New orders do not lift earnings unless they turn into planes out the door. Boeing is still working through quality and production issues that have drawn intense oversight, especially on the 737 program. Even marginal delays can ripple across supply chains already stretched by labor, parts availability, and rework. On the 787, the company has made progress addressing past inspection findings and resuming deliveries, but output must match the pace implied by these fresh commitments. That is the crux of today’s price action. Bulls can model higher 2026 cash flow on the back of 787 demand and a China reset. Bears want to see consistent monthly rates, fewer exception items at final assembly, and tighter supplier performance before paying a richer multiple for the story.
Boeing’s 52-week range of 128.88 to 242.69 sets up a wide runway for moves. The stock rallied into late July and has since slipped, with today’s selloff leaving it well off the highs despite supportive order headlines. That reflects a split tape. Retail holders have been quick to trim into uncertainty, while many institutions are waiting for clearer signs on output and cash conversion. Macro has not helped. A firm dollar complicates export competitiveness, Treasury yields remain sticky, and oil’s climb supports the long-haul case but raises airline cost pressure. Against that backdrop, headlines are being traded tactically. Without definitive word on a China package and a credible delivery schedule, the market is inclined to sell the news.
For the stock, size and certainty matter more than sizzle. Investors are watching three items: timing, slots, and pricing. Timing is whether an announcement lands as a memorandum of understanding or a firm order with a defined delivery window. Slots are the essential currency. Boeing’s ability to offer 787 and 737 delivery positions in the second half of this decade will determine how much of any China package converts to near-term cash. Pricing discipline is the sleeper issue. Aggressive discounting would fill lines but crimp margins just as Boeing needs to repair its balance sheet. A clear path to pre-delivery payments and a ramp that does not stretch suppliers would turn a headline into a valuation event.
Airbus is not standing still. The A350 has traction with long-haul carriers, and the A330neo offers a lower-cost widebody alternative where range demands are moderate. China could split any sizable order between the two planemakers, a common strategy to manage risk and secure delivery slots. That still leaves room for Boeing to claw back share if it can demonstrate reliable 787 output and a smoother delivery experience. The narrowbody contest in China remains complicated by local priorities and COMAC’s rise, but the widebody race is where Boeing can most credibly argue a product and efficiency edge today. The Uzbekistan deal underlines that point. The question is whether Boeing can scale from bilateral wins to a sustained global cadence.
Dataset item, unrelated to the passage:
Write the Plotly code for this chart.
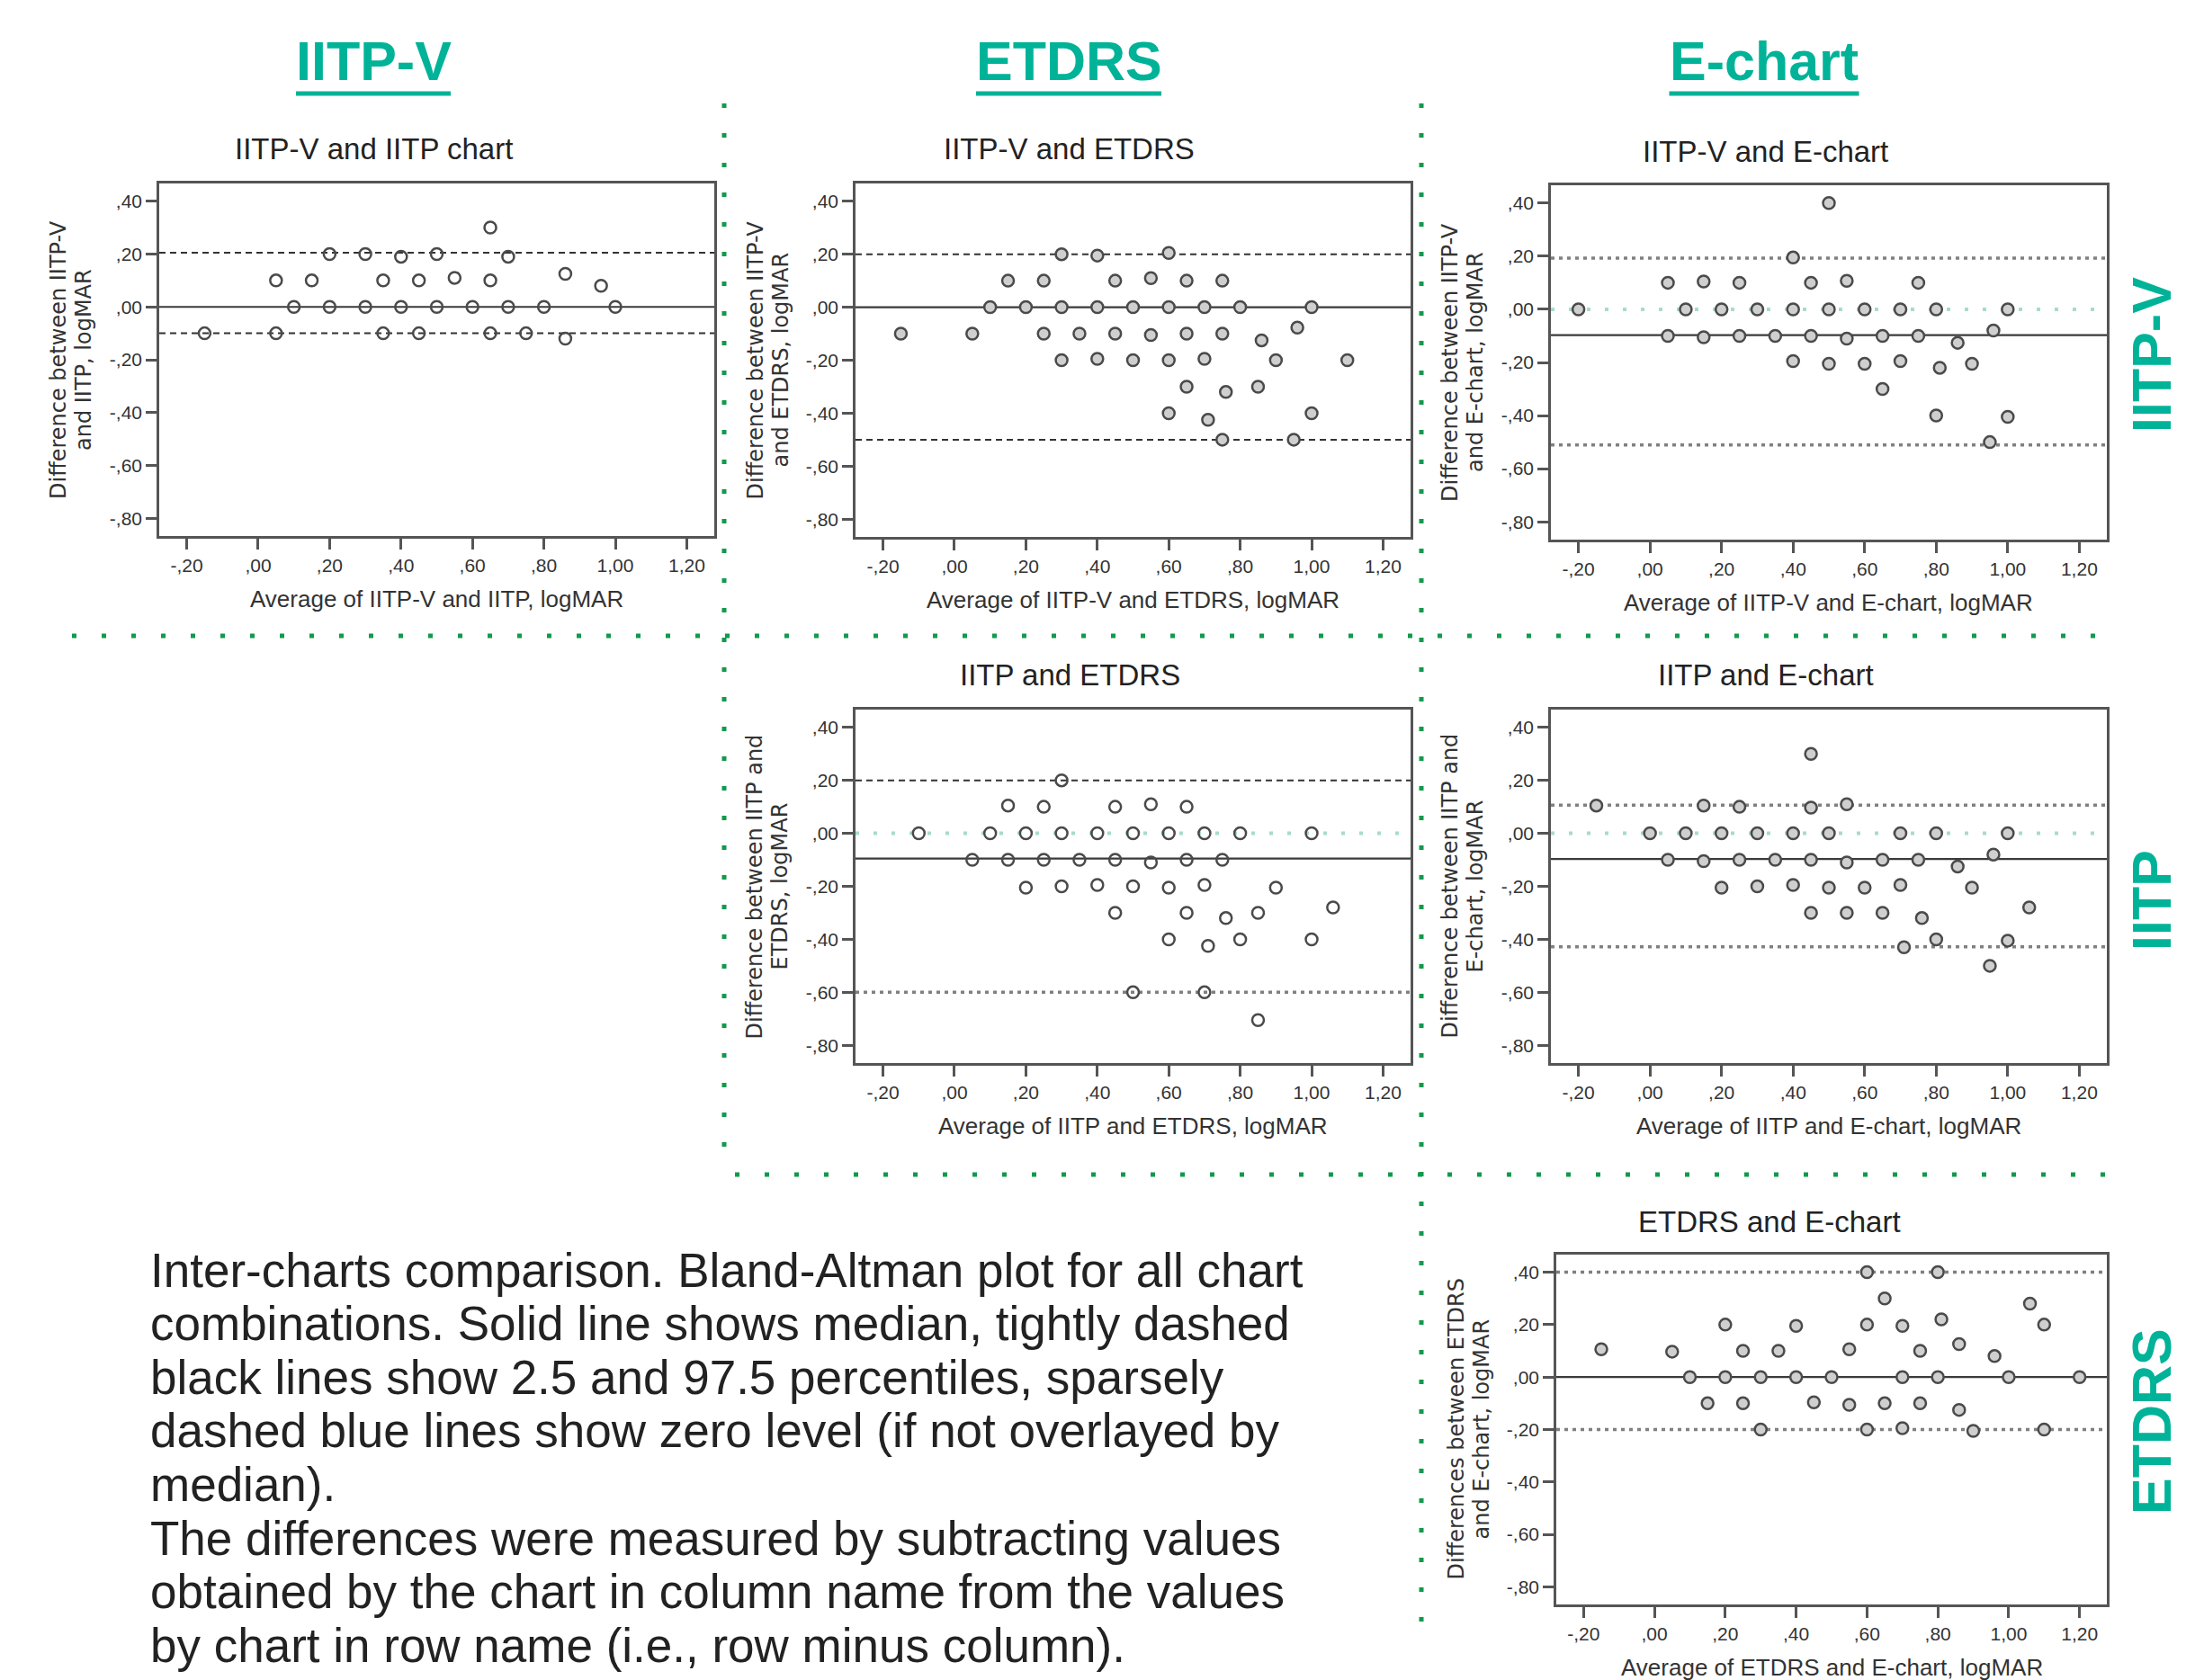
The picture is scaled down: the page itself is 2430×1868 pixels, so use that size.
import plotly.graph_objects as go

W, H = 2430, 1868
OFF = 8  # default page body margin of the html page, compensated in paper coordinates

# ---------------- data (average, difference) ----------------
# Panel 1: IITP-V and IITP chart
p1_avg = [-0.15, 0.05, 0.05, 0.10, 0.15, 0.20, 0.20, 0.30, 0.30, 0.35, 0.35, 0.40, 0.40, 0.45, 0.45,
          0.50, 0.50, 0.55, 0.60, 0.65, 0.65, 0.65, 0.70, 0.70, 0.75, 0.80, 0.86, 0.86, 0.96, 1.00]
p1_diff = [-0.10, 0.10, -0.10, 0.00, 0.10, 0.20, 0.00, 0.20, 0.00, 0.10, -0.10, 0.19, 0.00, 0.10, -0.10,
           0.20, 0.00, 0.11, 0.00, 0.30, 0.10, -0.10, 0.19, 0.00, -0.10, 0.00, 0.125, -0.12, 0.08, 0.00]
p1_stats = {"median": 0.00, "low": -0.10, "high": 0.205}

# Panel 2: IITP-V and ETDRS
p2_avg = [-0.15, 0.05, 0.10, 0.15, 0.20, 0.25, 0.25, 0.30, 0.30, 0.30, 0.35, 0.40, 0.40, 0.40, 0.45,
          0.45, 0.50, 0.50, 0.55, 0.55, 0.60, 0.60, 0.60, 0.60, 0.65, 0.65, 0.65, 0.70, 0.70, 0.71,
          0.75, 0.75, 0.75, 0.76, 0.80, 0.85, 0.86, 0.90, 0.95, 0.96, 1.00, 1.00, 1.10]
p2_diff = [-0.10, -0.10, 0.00, 0.10, 0.00, 0.10, -0.10, 0.20, 0.00, -0.20, -0.10, 0.195, 0.00, -0.195, 0.10,
           -0.10, 0.00, -0.20, 0.11, -0.105, 0.205, 0.00, -0.20, -0.40, -0.30, 0.10, -0.10, 0.00, -0.195, -0.425,
           0.10, -0.10, -0.50, -0.32, 0.00, -0.30, -0.125, -0.20, -0.50, -0.077, 0.00, -0.40, -0.20]
p2_stats = {"median": 0.00, "low": -0.50, "high": 0.20}

# Panel 3: IITP-V and E-chart
p3_avg = [-0.20, 0.05, 0.05, 0.10, 0.15, 0.15, 0.20, 0.25, 0.25, 0.30, 0.35, 0.40, 0.40, 0.40, 0.45,
          0.45, 0.50, 0.50, 0.50, 0.55, 0.55, 0.60, 0.60, 0.65, 0.65, 0.70, 0.70, 0.75, 0.75, 0.80,
          0.80, 0.81, 0.86, 0.90, 0.95, 0.96, 1.00, 1.00]
p3_diff = [0.00, 0.10, -0.10, 0.00, 0.105, -0.105, 0.00, 0.10, -0.10, 0.00, -0.10, 0.195, 0.00, -0.195, 0.10,
           -0.10, 0.00, 0.40, -0.205, 0.107, -0.11, -0.205, 0.00, -0.30, -0.10, 0.00, -0.195, 0.10, -0.10, 0.00,
           -0.40, -0.22, -0.126, -0.205, -0.50, -0.08, 0.00, -0.405]
p3_stats = {"median": -0.097, "low": -0.511, "high": 0.193}

# Panel 4: IITP and ETDRS
p4_avg = [-0.10, 0.05, 0.10, 0.15, 0.15, 0.20, 0.20, 0.25, 0.25, 0.30, 0.30, 0.30, 0.35, 0.40, 0.40,
          0.45, 0.45, 0.45, 0.50, 0.50, 0.50, 0.55, 0.55, 0.60, 0.60, 0.60, 0.65, 0.65, 0.65, 0.70,
          0.70, 0.71, 0.70, 0.75, 0.76, 0.80, 0.80, 0.85, 0.85, 0.90, 1.00, 1.00, 1.06]
p4_diff = [0.00, -0.10, 0.00, 0.105, -0.10, 0.00, -0.205, 0.10, -0.10, 0.20, 0.00, -0.20, -0.10, 0.00, -0.195,
           0.10, -0.10, -0.30, 0.00, -0.20, -0.60, 0.11, -0.11, 0.00, -0.205, -0.40, -0.30, 0.10, -0.10, 0.00,
           -0.195, -0.425, -0.60, -0.10, -0.32, 0.00, -0.40, -0.30, -0.705, -0.205, 0.00, -0.40, -0.28]
p4_stats = {"median": -0.095, "low": -0.60, "high": 0.20}

# Panel 5: IITP and E-chart
p5_avg = [-0.15, 0.00, 0.05, 0.10, 0.15, 0.15, 0.20, 0.20, 0.25, 0.25, 0.30, 0.30, 0.35, 0.40, 0.40,
          0.45, 0.45, 0.45, 0.45, 0.50, 0.50, 0.55, 0.55, 0.55, 0.60, 0.65, 0.65, 0.70, 0.70, 0.71,
          0.75, 0.76, 0.80, 0.80, 0.86, 0.90, 0.95, 0.96, 1.00, 1.00, 1.06]
p5_diff = [0.105, 0.00, -0.10, 0.00, 0.105, -0.105, 0.00, -0.205, 0.10, -0.10, 0.00, -0.20, -0.10, 0.00, -0.195,
           0.097, -0.10, 0.30, -0.30, 0.00, -0.205, 0.11, -0.11, -0.30, -0.205, -0.30, -0.10, 0.00, -0.195, -0.43,
           -0.10, -0.32, 0.00, -0.40, -0.125, -0.205, -0.50, -0.08, 0.00, -0.405, -0.28]
p5_stats = {"median": -0.097, "low": -0.428, "high": 0.106}

# Panel 6: ETDRS and E-chart
p6_avg = [-0.15, 0.05, 0.10, 0.15, 0.20, 0.20, 0.25, 0.25, 0.30, 0.30, 0.35, 0.40, 0.40, 0.45, 0.50,
          0.55, 0.55, 0.60, 0.60, 0.60, 0.65, 0.65, 0.70, 0.70, 0.70, 0.75, 0.75, 0.80, 0.80, 0.81,
          0.86, 0.86, 0.90, 0.96, 1.00, 1.06, 1.10, 1.10, 1.20]
p6_diff = [0.106, 0.097, 0.00, -0.10, 0.20, 0.00, 0.10, -0.10, 0.00, -0.20, 0.10, 0.195, 0.00, -0.096, 0.00,
           0.106, -0.106, 0.40, 0.20, -0.20, 0.30, -0.10, 0.195, 0.00, -0.195, 0.10, -0.10, 0.40, 0.00, 0.22,
           0.126, -0.125, -0.205, 0.08, 0.00, 0.28, 0.20, -0.20, 0.00]
p6_stats = {"median": 0.00, "low": -0.20, "high": 0.40}

# tick labels
y_tickvals = [0.40, 0.20, 0.00, -0.20, -0.40, -0.60, -0.80]
y_ticktext = [",40", ",20", ",00", "-,20", "-,40", "-,60", "-,80"]
x_tickvals = [-0.20, 0.00, 0.20, 0.40, 0.60, 0.80, 1.00, 1.20]
x_ticktext = ["-,20", ",00", ",20", ",40", ",60", ",80", "1,00", "1,20"]

col_headers = ["IITP-V", "ETDRS", "E-chart"]
row_headers = ["IITP-V", "IITP", "ETDRS"]

caption_lines = [
    "Inter-charts comparison. Bland-Altman plot for all chart",
    "combinations. Solid line shows median, tightly dashed",
    "black lines show 2.5 and 97.5 percentiles, sparsely",
    "dashed blue lines show zero level (if not overlayed by",
    "median).",
    "The differences were measured by subtracting values",
    "obtained by the chart in column name from the values",
    "by chart in row name (i.e., row minus column).",
]

# ---------------- layout helpers ----------------
def fx(px):
    return (px - OFF) / W

def fy(py):
    return 1 - (py - OFF) / H

TEAL = "#00b398"
GREEN = "#119a4c"
AX = "#555555"
TXT_FONT = "Liberation Sans, Arial, sans-serif"
WIDE_FONT = "DejaVu Sans, Verdana, sans-serif"

panels = [
    dict(title="IITP-V and IITP chart", xt="Average of IITP-V and IITP, logMAR",
         yt=["Difference between IITP-V", "and IITP, logMAR"], x=p1_avg, y=p1_diff, st=p1_stats,
         fill="rgba(255,255,255,0)", hi="dash", lo="dash", zero=False,
         xd=(177, 794), yd=(204, 596), tpos=(415, 166)),
    dict(title="IITP-V and ETDRS", xt="Average of IITP-V and ETDRS, logMAR",
         yt=["Difference between IITP-V", "and ETDRS, logMAR"], x=p2_avg, y=p2_diff, st=p2_stats,
         fill="#cfcfcf", hi="dash", lo="dash", zero=False,
         xd=(951, 1568), yd=(204, 597), tpos=(1188, 166)),
    dict(title="IITP-V and E-chart", xt="Average of IITP-V and E-chart, logMAR",
         yt=["Difference between IITP-V", "and E-chart, logMAR"], x=p3_avg, y=p3_diff, st=p3_stats,
         fill="#cfcfcf", hi="dot", lo="dot", zero=True,
         xd=(1724, 2342), yd=(206, 600), tpos=(1963, 169)),
    dict(title="IITP and ETDRS", xt="Average of IITP and ETDRS, logMAR",
         yt=["Difference between IITP and", "ETDRS, logMAR"], x=p4_avg, y=p4_diff, st=p4_stats,
         fill="rgba(255,255,255,0)", hi="dash", lo="dot", zero=True,
         xd=(951, 1568), yd=(789, 1182), tpos=(1189, 750)),
    dict(title="IITP and E-chart", xt="Average of IITP and E-chart, logMAR",
         yt=["Difference between IITP and", "E-chart, logMAR"], x=p5_avg, y=p5_diff, st=p5_stats,
         fill="#cfcfcf", hi="dot", lo="dot", zero=True,
         xd=(1724, 2342), yd=(789, 1182), tpos=(1963, 750)),
    dict(title="ETDRS and E-chart", xt="Average of ETDRS and E-chart, logMAR",
         yt=["Differences between ETDRS", "and E-chart, logMAR"], x=p6_avg, y=p6_diff, st=p6_stats,
         fill="#cfcfcf", hi="dot", lo="dot", zero=False,
         xd=(1730, 2342), yd=(1395, 1784), tpos=(1967, 1358)),
]

LIMIT_STYLES = {
    "dash": dict(color="#333333", width=2, dash="7px,5px"),
    "dot": dict(color="#808080", width=3.5, dash="4px,5px"),
}

fig = go.Figure()
layout = dict(width=W, height=H, margin=dict(l=0, r=0, t=0, b=0),
              paper_bgcolor="white", plot_bgcolor="white", showlegend=False)
shapes = []
annotations = []

for i, p in enumerate(panels, start=1):
    xa = "x" if i == 1 else f"x{i}"
    ya = "y" if i == 1 else f"y{i}"
    xkey = "xaxis" if i == 1 else f"xaxis{i}"
    ykey = "yaxis" if i == 1 else f"yaxis{i}"
    xdom = [fx(p["xd"][0]), fx(p["xd"][1])]
    ydom = [fy(p["yd"][1]), fy(p["yd"][0])]
    common = dict(showline=True, mirror=True, linecolor=AX, linewidth=2.5, ticks="outside",
                  ticklen=12, tickwidth=2.5, tickcolor=AX, showgrid=False, zeroline=False,
                  tickfont=dict(family=TXT_FONT, size=21, color="#333333"))
    layout[xkey] = dict(domain=xdom, anchor=ya, range=[-0.277, 1.277], tickvals=x_tickvals,
                        ticktext=x_ticktext, **common)
    layout[ykey] = dict(domain=ydom, anchor=xa, range=[-0.867, 0.467], tickvals=y_tickvals,
                        ticktext=y_ticktext, **common)

    xdomref = f"{xa} domain"
    if p["zero"]:
        shapes.append(dict(type="line", xref=xdomref, yref=ya, x0=0, x1=1, y0=0, y1=0, layer="below",
                           line=dict(color="#a6dcc8", width=4, dash="4px,16px")))
    shapes.append(dict(type="line", xref=xdomref, yref=ya, x0=0, x1=1,
                       y0=p["st"]["high"], y1=p["st"]["high"], layer="below", line=LIMIT_STYLES[p["hi"]]))
    shapes.append(dict(type="line", xref=xdomref, yref=ya, x0=0, x1=1,
                       y0=p["st"]["low"], y1=p["st"]["low"], layer="below", line=LIMIT_STYLES[p["lo"]]))
    shapes.append(dict(type="line", xref=xdomref, yref=ya, x0=0, x1=1,
                       y0=p["st"]["median"], y1=p["st"]["median"], layer="below",
                       line=dict(color="#3a3a3a", width=2.2)))

    fig.add_trace(go.Scatter(x=p["x"], y=p["y"], mode="markers", xaxis=xa, yaxis=ya,
                             marker=dict(size=13, color=p["fill"],
                                         line=dict(color="#4a4a4a", width=2.5)),
                             hoverinfo="x+y"))

    # panel title
    annotations.append(dict(text=p["title"], x=fx(p["tpos"][0]), y=fy(p["tpos"][1]),
                            xref="paper", yref="paper", showarrow=False, xanchor="center",
                            yanchor="middle", font=dict(family=TXT_FONT, size=33, color="#222222")))
    # x-axis title
    annotations.append(dict(text=p["xt"], x=(xdom[0] + xdom[1]) / 2, y=fy(p["yd"][1] + 70),
                            xref="paper", yref="paper", showarrow=False, xanchor="center",
                            yanchor="middle", font=dict(family=TXT_FONT, size=26, color="#333333")))
    # y-axis title (two lines)
    for k, line in enumerate(p["yt"]):
        annotations.append(dict(text=line, x=fx(p["xd"][0] - 112 + 28 * k), y=(ydom[0] + ydom[1]) / 2,
                                xref="paper", yref="paper", showarrow=False, xanchor="center",
                                yanchor="middle", textangle=-90,
                                font=dict(family=WIDE_FONT, size=24, color="#333333")))

# column headers with underline bars
col_centers = [415, 1188, 1961]
col_widths = [172, 206, 211]
for name, cx, wd in zip(col_headers, col_centers, col_widths):
    annotations.append(dict(text=f"<b>{name}</b>", x=fx(cx), y=fy(68), xref="paper", yref="paper",
                            showarrow=False, xanchor="center", yanchor="middle",
                            font=dict(family=TXT_FONT, size=61, color=TEAL)))
    shapes.append(dict(type="line", xref="paper", yref="paper", x0=fx(cx - wd / 2), x1=fx(cx + wd / 2),
                       y0=fy(104), y1=fy(104), line=dict(color=TEAL, width=5)))

# row headers (rotated) with underline bars
row_centers = [395, 1001, 1581]
row_lengths = [173, 106, 202]
for name, cy, ln in zip(row_headers, row_centers, row_lengths):
    annotations.append(dict(text=f"<b>{name}</b>", x=fx(2392), y=fy(cy), xref="paper", yref="paper",
                            showarrow=False, xanchor="center", yanchor="middle", textangle=-90,
                            font=dict(family=TXT_FONT, size=61, color=TEAL)))
    shapes.append(dict(type="line", xref="paper", yref="paper", x0=fx(2427), x1=fx(2427),
                       y0=fy(cy - ln / 2), y1=fy(cy + ln / 2), line=dict(color=TEAL, width=5)))

# caption, one annotation per line
for k, line in enumerate(caption_lines):
    annotations.append(dict(text=line, x=fx(165), y=fy(1412 + 59.6 * k), xref="paper", yref="paper",
                            showarrow=False, xanchor="left", yanchor="middle", align="left",
                            font=dict(family=TXT_FONT, size=53, color="#222222")))

# green dotted separators
sep = dict(color=GREEN, width=5, dash="5px,28px")
for x0, y0, x1, y1 in [(805, 115, 805, 1280), (1580, 115, 1580, 1822),
                       (80, 707, 2340, 707), (817, 1306, 2358, 1306)]:
    shapes.append(dict(type="line", xref="paper", yref="paper", x0=fx(x0), y0=fy(y0),
                       x1=fx(x1), y1=fy(y1), line=sep))

layout["shapes"] = shapes
layout["annotations"] = annotations
fig.update_layout(**layout)
fig.write_html("out.html")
As a Dow Jones component, Boeing is exposed to broad risk-off moves. That magnifies the need for clear, company-specific catalysts to pull the stock higher. Today’s price action shows that a strong order pipeline alone is not enough. The next catalysts that matter: an official China order with delivery specifics; evidence that FAA oversight is no longer a gating factor on rate increases; and a cash flow update that bridges from order news to balance sheet repair. Traders are also eyeing technical levels near 200 as psychological support. Options pricing implies more headline volatility ahead. A confirmed China deal could force shorts to cover; a delay or smaller-than-hyped package would likely keep the stock capped below recent highs.
Boeing has the demand. The Uzbekistan Airways commitment to 22 Dreamliners adds to evidence that airlines want fuel-efficient widebodies and are willing to lock in slots years ahead. Reports of imminent deals in Turkey and China raise the stakes. But the stock’s slip into strength is a reminder that this is an execution story first. Investors will reward Boeing when new orders become predictable deliveries, free cash flow stabilizes, and regulatory friction fades from the daily narrative. Until then, headline pops are trades, not trends. A definitive China package with near-term slots would change that calculus. Short of that, expect more of today’s pattern: bullish press releases, a brief bounce, and a market that keeps its arms crossed, waiting for the factory to catch up.